After serving as a cheerleader for her teammates and charting their times with a stopwatch at the previous meets, Watkins was able to join 130 other runners for the American Mideast Conference/NAIA Region IX Meet hosted by Tiffin University on November 4. In her first action of the year, she completed the five-kilometer course in 23:15 to finish 95th and in fourth place for MVNU. Her finish also helped the Lady Cougars to an 11th-place finish in the 14-team event.
"I was so excited to finally be able to run,” said Watkins. "Coach Wilson and the whole team have been so encouraging and supportive throughout the entire season. There were definitely times when I let the frustration get to me, but the team and Coach Wilson were always there to help me keep my head up. Once I got into the mindset that even though it was a slow process that I was still making progress, that was a turning point for me. I knew that God wouldn’t let me do any more than my body could handle, so I just kept running.”

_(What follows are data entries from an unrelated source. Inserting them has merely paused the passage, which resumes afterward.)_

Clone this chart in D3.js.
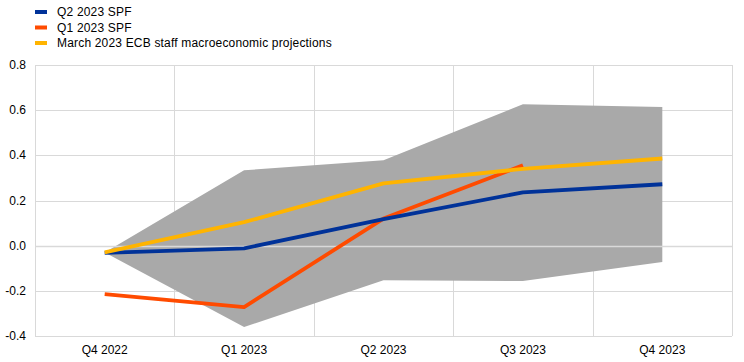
<!DOCTYPE html>
<html>
<head>
<meta charset="utf-8">
<script src="https://cdn.jsdelivr.net/npm/d3@7"></script>
<style>
  body { margin: 0; background: #fff; }
  text { font-family: "Liberation Sans", Arial, sans-serif; font-size: 12px; fill: #000; }
</style>
</head>
<body>
<div id="chart"></div>
<script>
// quarters on the x axis
var quarters = ["Q4 2022", "Q1 2023", "Q2 2023", "Q3 2023", "Q4 2023"];
var yTicks = [-0.4, -0.2, 0.0, 0.2, 0.4, 0.6, 0.8];

// series values
var q2Spf = [-0.032, -0.012, 0.118, 0.236, 0.272];
var q1Spf = [-0.215, -0.272, 0.12, 0.356];
var marchProj = [-0.03, 0.104, 0.276, 0.34, 0.386];
var rangeHigh = [-0.03, 0.334, 0.378, 0.626, 0.614];
var rangeLow = [-0.03, -0.36, -0.153, -0.157, -0.072];

var legendItems = [
    {name: "Q2 2023 SPF", color: "#003299"},
    {name: "Q1 2023 SPF", color: "#ff4b00"},
    {name: "March 2023 ECB staff macroeconomic projections", color: "#ffb400"}
];

var width = 744, height = 362;
var margin = {top: 65, right: 12, bottom: 26, left: 35};

var svg = d3.select("#chart").append("svg")
    .attr("width", width)
    .attr("height", height);

var x = d3.scaleBand()
    .domain(quarters)
    .range([margin.left, width - margin.right]);

var y = d3.scaleLinear()
    .domain([-0.4, 0.8])
    .range([height - margin.bottom, margin.top]);

var cx = function(i) { return x(quarters[i]) + x.bandwidth() / 2; };

// horizontal gridlines
svg.append("g").selectAll("line")
    .data(yTicks)
    .enter().append("line")
    .attr("x1", margin.left)
    .attr("x2", width - margin.right)
    .attr("y1", function(d) { return Math.round(y(d)) + 0.5; })
    .attr("y2", function(d) { return Math.round(y(d)) + 0.5; })
    .attr("stroke", "#d9d9d9")
    .attr("stroke-width", 1);

// vertical gridlines at category boundaries
var bounds = quarters.map(function(q) { return x(q); }).concat([x.range()[1]]);
svg.append("g").selectAll("line")
    .data(bounds)
    .enter().append("line")
    .attr("x1", function(d) { return Math.round(d) + 0.5; })
    .attr("x2", function(d) { return Math.round(d) + 0.5; })
    .attr("y1", margin.top)
    .attr("y2", height - margin.bottom)
    .attr("stroke", "#d9d9d9")
    .attr("stroke-width", 1);

// range area
var area = d3.area()
    .x(function(d, i) { return cx(i); })
    .y0(function(d, i) { return y(rangeLow[i]); })
    .y1(function(d) { return y(d); });

svg.append("path")
    .datum(rangeHigh)
    .attr("d", area)
    .attr("fill", "#a9a9a9");

// zero line on top of the area
svg.append("line")
    .attr("x1", margin.left)
    .attr("x2", width - margin.right)
    .attr("y1", Math.round(y(0)) + 0.5)
    .attr("y2", Math.round(y(0)) + 0.5)
    .attr("stroke", "#d9d9d9")
    .attr("stroke-width", 1.5);

var line = d3.line()
    .x(function(d, i) { return cx(i); })
    .y(function(d) { return y(d); });

[[q1Spf, "#ff4b00"], [q2Spf, "#003299"], [marchProj, "#ffb400"]].forEach(function(s) {
    svg.append("path")
        .datum(s[0])
        .attr("d", line)
        .attr("fill", "none")
        .attr("stroke", s[1])
        .attr("stroke-width", 3.8)
        .attr("stroke-linejoin", "round");
});

// y axis labels
svg.append("g").selectAll("text")
    .data(yTicks)
    .enter().append("text")
    .attr("x", 26)
    .attr("y", function(d) { return y(d) + 4; })
    .attr("text-anchor", "end")
    .text(function(d) { return d3.format(".1f")(d).replace("−", "-"); });

// x axis labels
svg.append("g").selectAll("text")
    .data(quarters)
    .enter().append("text")
    .attr("x", function(d, i) { return cx(i); })
    .attr("y", 354)
    .attr("text-anchor", "middle")
    .text(function(d) { return d; });

// legend
var legend = svg.append("g").selectAll("g")
    .data(legendItems)
    .enter().append("g")
    .attr("transform", function(d, i) { return "translate(35," + (12 + i * 15.5) + ")"; });

legend.append("rect")
    .attr("x", 0)
    .attr("y", -2)
    .attr("width", 12)
    .attr("height", 4)
    .attr("fill", function(d) { return d.color; });

legend.append("text")
    .attr("x", 22)
    .attr("y", 4)
    .style("letter-spacing", "0.18px")
    .text(function(d) { return d.name; });
</script>
</body>
</html>
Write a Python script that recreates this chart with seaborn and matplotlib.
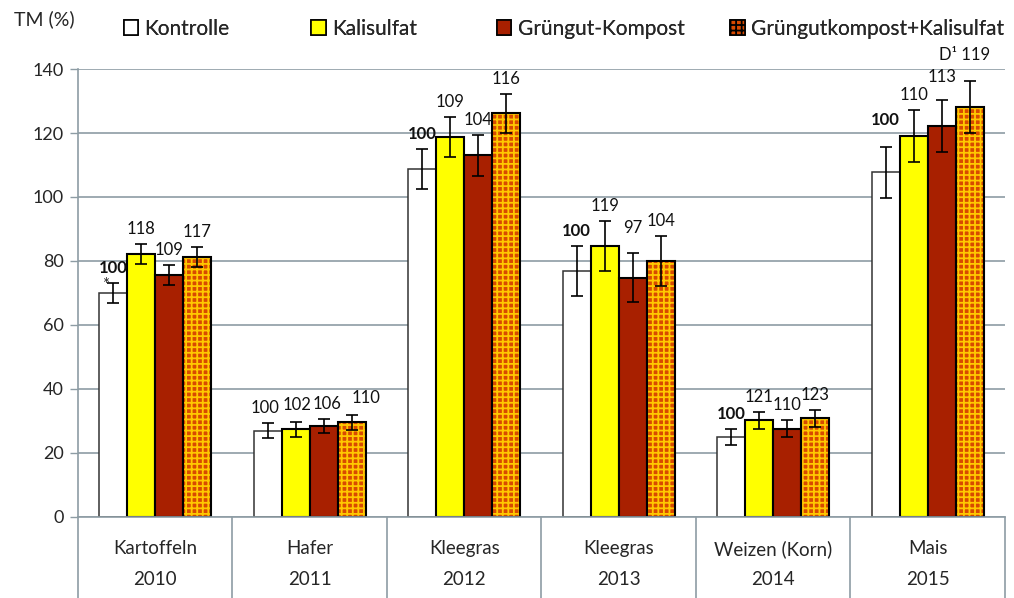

While Watkins is quick to thank her teammates and coach for their support through all the difficult times, she was also providing an example that did not go unnoticed. "Amanda has been such a strong supporter and encourager this year,” said senior teammate Brittany Dissinger. "There were times that she was in so much pain that we encouraged her to stop and just take a day to rest and recover. However, being the tough competitor that she is, she kept on and never quit.”
"I really admire the way that Amanda has persevered through her injuries this season,” added senior Sarah Parks, who was a high school teammate of Watkins as well. "She has shown that discipline and self-determination can pay off no matter how difficult the situation. Injuries are one of the things that any athlete dreads and to have to overcome two significant ones in one season proves that Amanda has a lot of heart and does not give up easily. I have seen how frustrated she would get at times, but she never once quit. She was an encouragement to our team at times when I know that it had to be so hard on her not to be able to run.”
"Amanda is one of the hardest workers I have ever seen,” said Wilson of Watkins, who was selected as the team’s captain and will also earn Scholar-Athlete honors with a 3.84 grade point average as a Spanish Education major. "She has battled many obstacles and I have seen her struggle, but she has never quit. Through her struggles she has inspired the rest of the team. She has come a long way in just a short time, and as a team captain, she has shown what leadership is truly about.”
"Thankfully, God never gives us more than we can handle,” Watkins said. "Even though the past few months have been filled with frustrating and humbling experiences, there is no doubt in my mind that God had a reason for it all. If I had not broken my ankle, I know that I would have started running and training too early and more than likely would have undone what the surgery had helped to fix. So, in a way, the broken ankle was a blessing - not a fun one - but still a blessing. God has proven His faithfulness over and over to me and what a comfort it is to know that His faithfulness will never stop.”
Watkins and the rest of the MVNU men’s and women’s cross country teams will close out their successful first season back on Saturday at the National Christian College Athletic Association National Meet held at Cedarville University.